If you think about it, what do you look at more often each day than your watch?
I happen to know a person who has a keen interest in watches. As my co-writer, Samuel Tam gazes at a German catalogue filled with watches, I noticed the watch on his wrist, an Omega Speedmaster Professional (reference 357050).
On the other hand, the watch I wore was a Yazole Quartz 296; unknown and cheap… hey I’m still looking for the watch. Although we do share the same fascination, there is a contrast in our perspectives as how we perceive watches. I see it as a piece of jewellery, a mechanical marvel, fashion accessory and a necessity.
Samuel sees it as the only piece of jewellery or accessory he’ll ever own. We both can agree that watches are also worn for this purpose: to tell the time.
Others might find it as an item discreetly showing off his wealth or a chance to possess the latest innovation whether it is calendars, chronographs or repeaters.
To own a watch is to own a piece of history- the latest evolution of a record of timekeeping dating back to water clocks and sundials.
I’m sure many of you agree that the approach of mechanical watchmaking is an evolution upon clock making. This has helped foster and greatly cultivated mechanical engineering and material science which have made clockwork miniaturisation possible.
The core of each mechanical movement is the mainspring – a long coil of spring steel housed in a flat barrel – which stores energy from winding tension and releases it over the course of a day. This precise release of energy, regulated through an escapement and transferred through a gear train, steadily propels the watch hands over the dial.

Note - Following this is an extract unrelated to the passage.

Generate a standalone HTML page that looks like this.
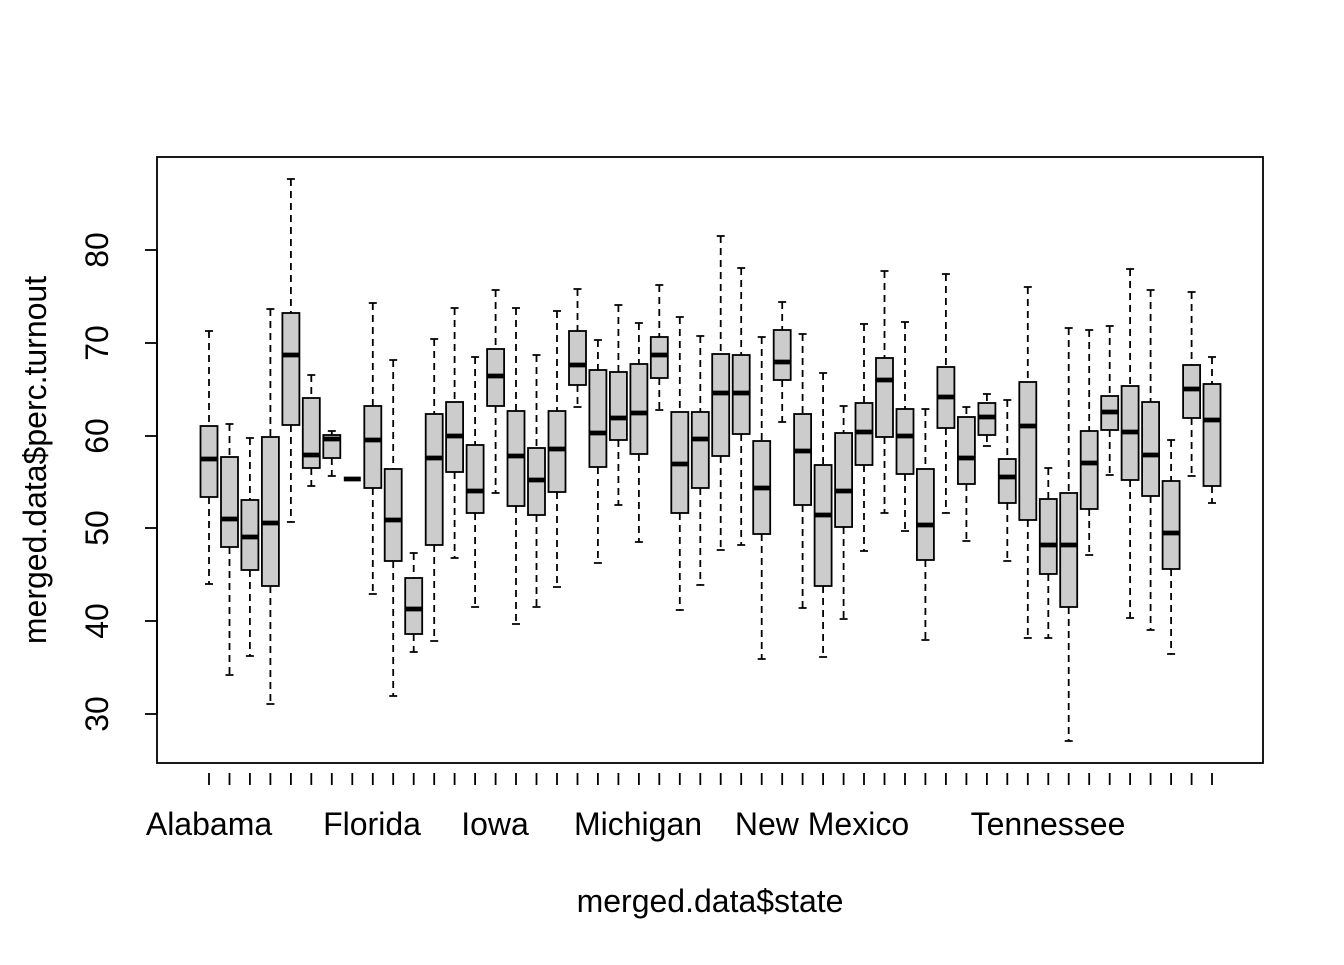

The Jaeger Le-Coultre Master Grande Tradition Tourbillon Cylindrique a Quantieme Perpetuel is an example of a Grand Complication, demonstrating the pinnacle of watchmaking prowess. Its 42mm rose gold case holds a 431-part movement which contains a perpetual calendar, a moon phase, as well as a tourbillon, considered by many horologists as the most technically demanding and intricate complication.
As the art of watchmaking has been refined over the centuries, this would later be used to power a multitude of haute horlogerie complications, including perpetual calendars, chronographs, moon phases, and secondary time zones.
To study the history of watches, one must start at the rise of the Swiss watch industry. Currently a CHF 20 billion/year (AUD$28B) industry, the Swiss hegemony found its humble beginnings in 16th century Geneva, when the rulers of the city issued a ban on jewellery and displays of wealth.
Goldsmiths and artisans, their livelihoods destroyed overnight, began metamorphosing in watchmaking, a practice exempt from the laws. In 1657, Swiss watchmakers invented the balance spring, a device that greatly reduced isochronism – the fluctuating release of power during the mainspring’s different stages of charge, paving way for more accurate timekeeping.
Other notable milestones in the mechanical watch’s history include the use of jewel bearings to reduce friction, and the use of keyless work mechanics to allow for watch winding and setting through the crown.
The Swiss watch industry experienced a massive growth in the aftermath of post-world war industrialisation; it would be easy to assume their monopoly on timekeeping would last indefinitely.
What they did not foresee is the rise of quartz technology – watches which keep time via the oscillation of a tuned quartz crystal. In 1969, the Japanese corporation, Seiko became the first to market the Seiko Astron. This wristwatch was more accurate than any mechanical watch.
However, the Swiss watch industry was faced with the threat of extinction via technological obsolescence. They chose to repudiate the emerging technology and remarketed the mechanical wristwatch as the more sophisticated choice for the modern man.
Today, this sentiment is mostly accepted by the watch buying public – although centuries of advances have led to remarkably accurate and durable tool watches which find use in extreme environments such as marine chronometers for open-sea navigation, chronographs for timing engine burns on the Apollo 13, and dive watches for exploring the Mariana trench – it is the rich history and the wonders of the watch industry of an intricately hand-assembled mechanical movement which attracts the modern buyer.
After a brief study of watches, would you call yourself a watch aficionado or simply someone who has a keen interest? Personally, after learning a tonne of information, I would definitely consider myself as the latter.
Although I do have a love of watches, I grew up in a family that has an immense love for Rolex and Omega; personally, I have not found my watch that defines me.
It’s still out there and I’m hoping one day I can find it.